On 11/29/2011 2:41 PM, steve harley wrote:
interesting info; a couple of thoughts:

* the CDs that appeared not to have errors may still have had subtle errors you haven't noticed
Yes - some of the files copy OK but are corrupted. Not many but they show up. I would no be surprised if I opened a file now and then and found that it ended at the wrong place or had some sort of error.

* it would be nice to have a copy mechanism that did not stop at errors, but that did tell you which files had errors
The freeware program XXCOPY will do this. It is basically XCOPY on steroids.

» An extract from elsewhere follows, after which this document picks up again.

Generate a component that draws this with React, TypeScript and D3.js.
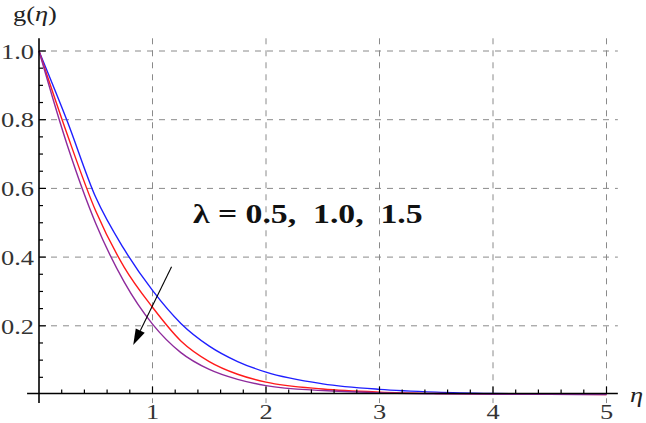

It list the files and if it cannot read one notes that it is corrupted. At the end of the copy it creates a little report the summarizes the number of files found, successfully copies, and not copied, average data transfer rate, time to copy, etc. The only rub is that XXCOPY takes 10 to 11 minutes to copy a full CD with no errors and XCOPY takes only 5 to 6 minutes.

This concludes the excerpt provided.